Your task is to retype the lines between the line with "Give me the Plotly source for this chart." and the line with "fig = go.Figure()", inclusive. Copy no pictures and no other lines.

## Stored rows:

..............................

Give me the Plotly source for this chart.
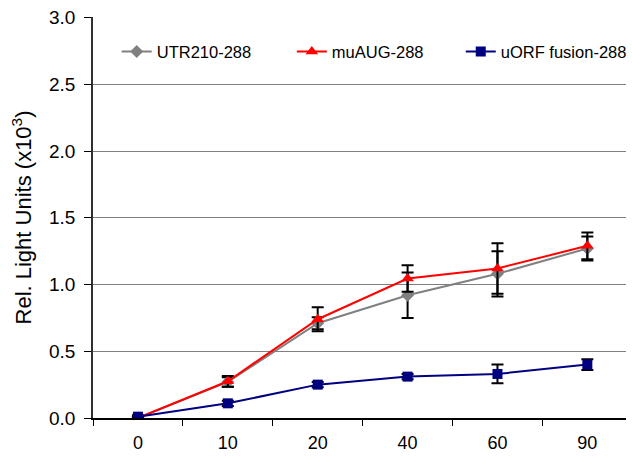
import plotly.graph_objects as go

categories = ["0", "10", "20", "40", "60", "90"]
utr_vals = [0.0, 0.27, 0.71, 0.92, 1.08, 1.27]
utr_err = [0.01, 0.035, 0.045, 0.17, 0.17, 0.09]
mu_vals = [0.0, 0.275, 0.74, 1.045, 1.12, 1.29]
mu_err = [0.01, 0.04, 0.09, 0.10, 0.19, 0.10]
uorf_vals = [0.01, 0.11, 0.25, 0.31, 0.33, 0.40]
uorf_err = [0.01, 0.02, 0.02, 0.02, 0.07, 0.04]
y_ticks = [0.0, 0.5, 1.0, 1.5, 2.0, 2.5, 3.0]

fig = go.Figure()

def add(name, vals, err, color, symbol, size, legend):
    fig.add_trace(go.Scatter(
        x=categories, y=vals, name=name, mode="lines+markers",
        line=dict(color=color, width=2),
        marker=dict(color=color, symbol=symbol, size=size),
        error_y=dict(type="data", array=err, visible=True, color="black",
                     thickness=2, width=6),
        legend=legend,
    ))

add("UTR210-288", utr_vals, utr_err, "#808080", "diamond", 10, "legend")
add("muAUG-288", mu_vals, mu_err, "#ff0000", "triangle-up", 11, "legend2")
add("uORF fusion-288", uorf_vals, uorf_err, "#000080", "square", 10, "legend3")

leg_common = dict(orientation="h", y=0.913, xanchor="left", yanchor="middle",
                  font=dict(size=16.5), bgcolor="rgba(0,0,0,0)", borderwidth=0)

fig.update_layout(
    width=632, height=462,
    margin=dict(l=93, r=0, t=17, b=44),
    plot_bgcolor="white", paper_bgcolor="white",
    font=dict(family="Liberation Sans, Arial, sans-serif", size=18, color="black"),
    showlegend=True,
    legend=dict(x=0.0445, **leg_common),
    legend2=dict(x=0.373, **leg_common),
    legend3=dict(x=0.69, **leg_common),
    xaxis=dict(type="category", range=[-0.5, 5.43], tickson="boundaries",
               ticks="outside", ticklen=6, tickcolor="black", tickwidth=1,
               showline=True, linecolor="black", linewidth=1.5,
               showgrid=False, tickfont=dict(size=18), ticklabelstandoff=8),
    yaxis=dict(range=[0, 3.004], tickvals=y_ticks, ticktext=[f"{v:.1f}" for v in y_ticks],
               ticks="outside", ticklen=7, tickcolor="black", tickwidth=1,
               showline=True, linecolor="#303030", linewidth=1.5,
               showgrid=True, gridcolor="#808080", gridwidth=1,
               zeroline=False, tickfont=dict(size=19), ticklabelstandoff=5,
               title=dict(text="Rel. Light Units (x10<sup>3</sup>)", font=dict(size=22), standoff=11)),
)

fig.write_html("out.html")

..............................

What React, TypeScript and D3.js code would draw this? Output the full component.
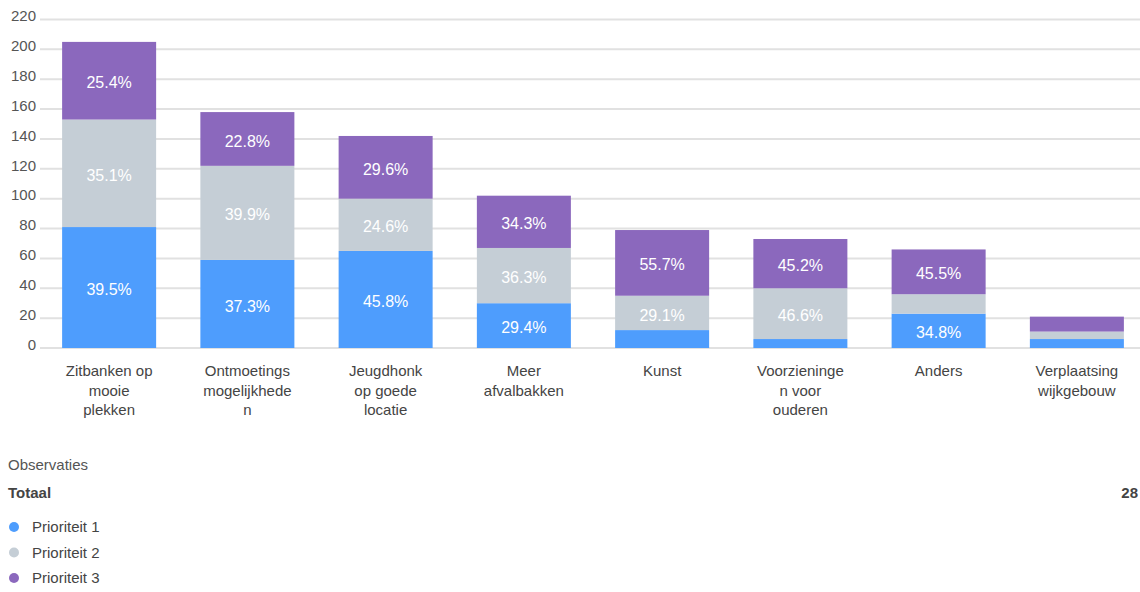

..............................

## Written answer:
Give me the Plotly source for this chart.
import plotly.graph_objects as go

categories = ["0", "10", "20", "40", "60", "90"]
utr_vals = [0.0, 0.27, 0.71, 0.92, 1.08, 1.27]
utr_err = [0.01, 0.035, 0.045, 0.17, 0.17, 0.09]
mu_vals = [0.0, 0.275, 0.74, 1.045, 1.12, 1.29]
mu_err = [0.01, 0.04, 0.09, 0.10, 0.19, 0.10]
uorf_vals = [0.01, 0.11, 0.25, 0.31, 0.33, 0.40]
uorf_err = [0.01, 0.02, 0.02, 0.02, 0.07, 0.04]
y_ticks = [0.0, 0.5, 1.0, 1.5, 2.0, 2.5, 3.0]

fig = go.Figure()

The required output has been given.